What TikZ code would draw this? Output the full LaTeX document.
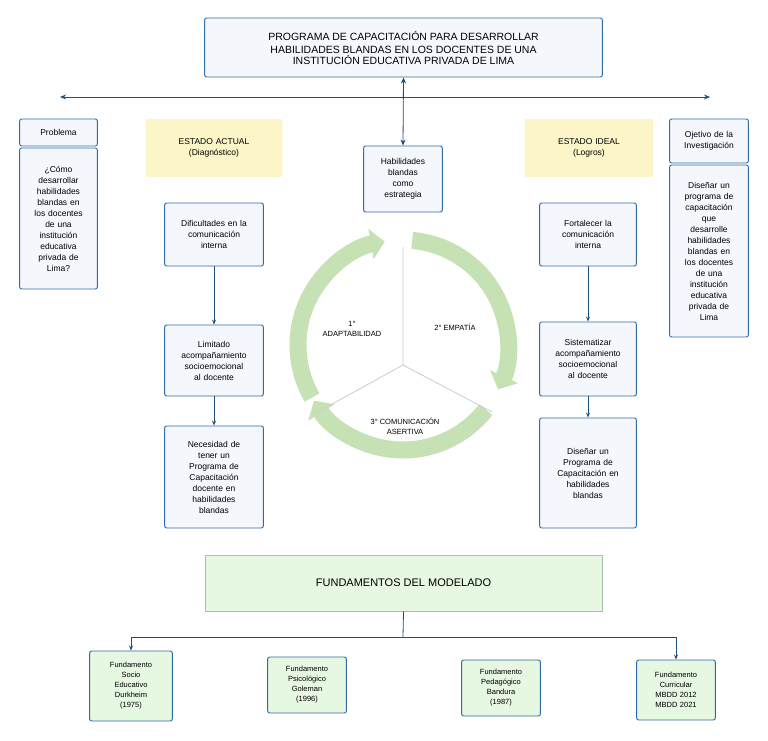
\documentclass[tikz,border=0pt]{standalone}
\usepackage{fontspec}
\setmainfont{Liberation Sans}
\usetikzlibrary{arrows.meta,calc}
\definecolor{bd}{HTML}{2F6CA8}
\definecolor{bf}{HTML}{F4F8FD}
\definecolor{yf}{HTML}{FCF5C7}
\definecolor{gf}{HTML}{E6F7E2}
\definecolor{gb}{HTML}{6C9A6C}
\definecolor{ring}{HTML}{C6E2B4}
\definecolor{ln}{HTML}{1F4E79}
\begin{document}
\begin{tikzpicture}[x=1pt,y=-1pt,
 bx/.style={draw=bd,line width=0.9pt,fill=bf,rounded corners=2pt,align=center,font=\fontsize{8.5}{11}\selectfont},
 yb/.style={fill=yf,rounded corners=2pt,align=center,font=\fontsize{8.5}{11}\selectfont},
 gx/.style={draw=bd,line width=0.9pt,fill=gf,rounded corners=2pt,align=center,font=\fontsize{7.5}{10}\selectfont},
 con/.style={draw=ln,line width=0.8pt,-{Stealth[length=5pt,width=4pt]}},
 rg/.style={draw=ring,line width=17pt,-{Triangle[length=14pt,width=30pt]}},
 lbl/.style={align=center,font=\fontsize{7.5}{10}\selectfont}]
\useasboundingbox (0,0) rectangle (768,741);
\newcommand\bxat[6]{\node[#1,minimum width=#4-#2,minimum height=#5-#3,text width=#4-#2-6] (#6) at ({(#2+#4)/2},{(#3+#5)/2})}
\bxat{bx}{205}{18}{602}{77}{title}{\fontsize{10.5}{13}\selectfont PROGRAMA DE CAPACITACIÓN PARA DESARROLLAR\\HABILIDADES BLANDAS EN LOS DOCENTES DE UNA\\INSTITUCIÓN EDUCATIVA PRIVADA DE LIMA};
\coordinate (hl) at (60,97); \coordinate (hr) at (710,97);
\draw[draw=ln,line width=0.8pt,{Stealth[length=6pt,width=5pt]}-{Stealth[length=6pt,width=5pt]}] (hl) -- (hr);
\bxat{bx}{364}{146}{442}{212}{hab}{Habilidades\\blandas\\como\\estrategia};
\draw[draw=ln,line width=0.8pt,{Stealth[length=6pt,width=5pt]}-{Stealth[length=6pt,width=5pt]}] (title.south) -- (hab.north);
\bxat{bx}{20}{119}{97}{146}{prob}{Problema};
\bxat{bx}{20}{148}{97}{289}{pq}{¿Cómo\\desarrollar\\habilidades\\blandas en\\los docentes\\de una\\institución\\educativa\\privada de\\Lima?};
\bxat{bx}{670}{119}{748}{163}{obj}{Ojetivo de la\\Investigación};
\bxat{bx}{670}{165}{748}{337}{oq}{Diseñar un\\programa de\\capacitación\\que\\desarrolle\\habilidades\\blandas en\\los docentes\\de una\\institución\\educativa\\privada de\\Lima};
\bxat{yb}{146}{119}{282}{177}{ea}{ESTADO ACTUAL\\(Diagnóstico)};
\bxat{yb}{525}{119}{653}{177}{ei}{ESTADO IDEAL\\(Logros)};
\bxat{bx}{165}{203}{263}{266}{l1}{Dificultades en la\\comunicación\\interna};
\bxat{bx}{165}{325}{263}{396}{l2}{Limitado\\acompañamiento\\socioemocional\\al docente};
\bxat{bx}{165}{426}{263}{528}{l3}{Necesidad de\\tener un\\Programa de\\Capacitación\\docente en\\habilidades\\blandas};
\bxat{bx}{540}{203}{636}{266}{r1}{Fortalecer la\\comunicación\\interna};
\bxat{bx}{540}{322}{636}{396}{r2}{Sistematizar\\acompañamiento\\socioemocional\\al docente};
\bxat{bx}{540}{418}{636}{528}{r3}{Diseñar un\\Programa de\\Capacitación en\\habilidades\\blandas};
\draw[con] (l1) -- (l2); \draw[con] (l2) -- (l3);
\draw[con] (r1) -- (r2); \draw[con] (r2) -- (r3);
% wheel
\coordinate (c) at (403,345);
\coordinate (j) at (403,365);
\draw[rg] ($(c)+(-210:105)$) arc[start angle=-210,end angle=-100,radius=105];
\draw[rg] ($(c)+(-85:105)$) arc[start angle=-85,end angle=25,radius=105];
\draw[rg] ($(c)+(38:105)$) arc[start angle=38,end angle=148,radius=105];
\draw[gray!40,line width=0.8pt] (j) -- (403,247) (j) -- (492,412) (j) -- (314,414);
\node[lbl] (a1) at (352,329) {1°\\ADAPTABILIDAD};
\node[lbl] (a2) at (455,327) {2° EMPATÍA};
\node[lbl] (a3) at (405,426) {3° COMUNICACIÓN\\ASERTIVA};
% bottom
\node[draw=gb!60,line width=0.8pt,fill=gf,minimum width=397,minimum height=56,font=\fontsize{11}{13}\selectfont] (fm) at (403.5,583) {FUNDAMENTOS DEL MODELADO};
\bxat{gx}{90}{651}{172}{721}{f1}{Fundamento\\Socio\\Educativo\\Durkheim\\(1975)};
\bxat{gx}{268}{657}{346}{713}{f2}{Fundamento\\Psicológico\\Goleman\\(1996)};
\bxat{gx}{462}{660}{540}{716}{f3}{Fundamento\\Pedagógico\\Bandura\\(1987)};
\bxat{gx}{637}{660}{715}{720}{f4}{Fundamento\\Curricular\\MBDD 2012\\MBDD 2021};
\coordinate (jb) at (403,637);
\draw[draw=ln,line width=0.8pt] (fm.south) -- (jb);
\draw[con] (jb) -| (f1.north);
\draw[con] (jb) -| (f4.north);
\end{tikzpicture}
\end{document}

=-=-=

EXERCISE AIM: Pictures excluded, quote all the data above exactly.

EXERCISE RESULT:
What TikZ code would draw this? Output the full LaTeX document.
\documentclass[tikz,border=0pt]{standalone}
\usepackage{fontspec}
\setmainfont{Liberation Sans}
\usetikzlibrary{arrows.meta,calc}
\definecolor{bd}{HTML}{2F6CA8}
\definecolor{bf}{HTML}{F4F8FD}
\definecolor{yf}{HTML}{FCF5C7}
\definecolor{gf}{HTML}{E6F7E2}
\definecolor{gb}{HTML}{6C9A6C}
\definecolor{ring}{HTML}{C6E2B4}
\definecolor{ln}{HTML}{1F4E79}
\begin{document}
\begin{tikzpicture}[x=1pt,y=-1pt,
 bx/.style={draw=bd,line width=0.9pt,fill=bf,rounded corners=2pt,align=center,font=\fontsize{8.5}{11}\selectfont},
 yb/.style={fill=yf,rounded corners=2pt,align=center,font=\fontsize{8.5}{11}\selectfont},
 gx/.style={draw=bd,line width=0.9pt,fill=gf,rounded corners=2pt,align=center,font=\fontsize{7.5}{10}\selectfont},
 con/.style={draw=ln,line width=0.8pt,-{Stealth[length=5pt,width=4pt]}},
 rg/.style={draw=ring,line width=17pt,-{Triangle[length=14pt,width=30pt]}},
 lbl/.style={align=center,font=\fontsize{7.5}{10}\selectfont}]
\useasboundingbox (0,0) rectangle (768,741);
\newcommand\bxat[6]{\node[#1,minimum width=#4-#2,minimum height=#5-#3,text width=#4-#2-6] (#6) at ({(#2+#4)/2},{(#3+#5)/2})}
\bxat{bx}{205}{18}{602}{77}{title}{\fontsize{10.5}{13}\selectfont PROGRAMA DE CAPACITACIÓN PARA DESARROLLAR\\HABILIDADES BLANDAS EN LOS DOCENTES DE UNA\\INSTITUCIÓN EDUCATIVA PRIVADA DE LIMA};
\coordinate (hl) at (60,97); \coordinate (hr) at (710,97);
\draw[draw=ln,line width=0.8pt,{Stealth[length=6pt,width=5pt]}-{Stealth[length=6pt,width=5pt]}] (hl) -- (hr);
\bxat{bx}{364}{146}{442}{212}{hab}{Habilidades\\blandas\\como\\estrategia};
\draw[draw=ln,line width=0.8pt,{Stealth[length=6pt,width=5pt]}-{Stealth[length=6pt,width=5pt]}] (title.south) -- (hab.north);
\bxat{bx}{20}{119}{97}{146}{prob}{Problema};
\bxat{bx}{20}{148}{97}{289}{pq}{¿Cómo\\desarrollar\\habilidades\\blandas en\\los docentes\\de una\\institución\\educativa\\privada de\\Lima?};
\bxat{bx}{670}{119}{748}{163}{obj}{Ojetivo de la\\Investigación};
\bxat{bx}{670}{165}{748}{337}{oq}{Diseñar un\\programa de\\capacitación\\que\\desarrolle\\habilidades\\blandas en\\los docentes\\de una\\institución\\educativa\\privada de\\Lima};
\bxat{yb}{146}{119}{282}{177}{ea}{ESTADO ACTUAL\\(Diagnóstico)};
\bxat{yb}{525}{119}{653}{177}{ei}{ESTADO IDEAL\\(Logros)};
\bxat{bx}{165}{203}{263}{266}{l1}{Dificultades en la\\comunicación\\interna};
\bxat{bx}{165}{325}{263}{396}{l2}{Limitado\\acompañamiento\\socioemocional\\al docente};
\bxat{bx}{165}{426}{263}{528}{l3}{Necesidad de\\tener un\\Programa de\\Capacitación\\docente en\\habilidades\\blandas};
\bxat{bx}{540}{203}{636}{266}{r1}{Fortalecer la\\comunicación\\interna};
\bxat{bx}{540}{322}{636}{396}{r2}{Sistematizar\\acompañamiento\\socioemocional\\al docente};
\bxat{bx}{540}{418}{636}{528}{r3}{Diseñar un\\Programa de\\Capacitación en\\habilidades\\blandas};
\draw[con] (l1) -- (l2); \draw[con] (l2) -- (l3);
\draw[con] (r1) -- (r2); \draw[con] (r2) -- (r3);
% wheel
\coordinate (c) at (403,345);
\coordinate (j) at (403,365);
\draw[rg] ($(c)+(-210:105)$) arc[start angle=-210,end angle=-100,radius=105];
\draw[rg] ($(c)+(-85:105)$) arc[start angle=-85,end angle=25,radius=105];
\draw[rg] ($(c)+(38:105)$) arc[start angle=38,end angle=148,radius=105];
\draw[gray!40,line width=0.8pt] (j) -- (403,247) (j) -- (492,412) (j) -- (314,414);
\node[lbl] (a1) at (352,329) {1°\\ADAPTABILIDAD};
\node[lbl] (a2) at (455,327) {2° EMPATÍA};
\node[lbl] (a3) at (405,426) {3° COMUNICACIÓN\\ASERTIVA};
% bottom
\node[draw=gb!60,line width=0.8pt,fill=gf,minimum width=397,minimum height=56,font=\fontsize{11}{13}\selectfont] (fm) at (403.5,583) {FUNDAMENTOS DEL MODELADO};
\bxat{gx}{90}{651}{172}{721}{f1}{Fundamento\\Socio\\Educativo\\Durkheim\\(1975)};
\bxat{gx}{268}{657}{346}{713}{f2}{Fundamento\\Psicológico\\Goleman\\(1996)};
\bxat{gx}{462}{660}{540}{716}{f3}{Fundamento\\Pedagógico\\Bandura\\(1987)};
\bxat{gx}{637}{660}{715}{720}{f4}{Fundamento\\Curricular\\MBDD 2012\\MBDD 2021};
\coordinate (jb) at (403,637);
\draw[draw=ln,line width=0.8pt] (fm.south) -- (jb);
\draw[con] (jb) -| (f1.north);
\draw[con] (jb) -| (f4.north);
\end{tikzpicture}
\end{document}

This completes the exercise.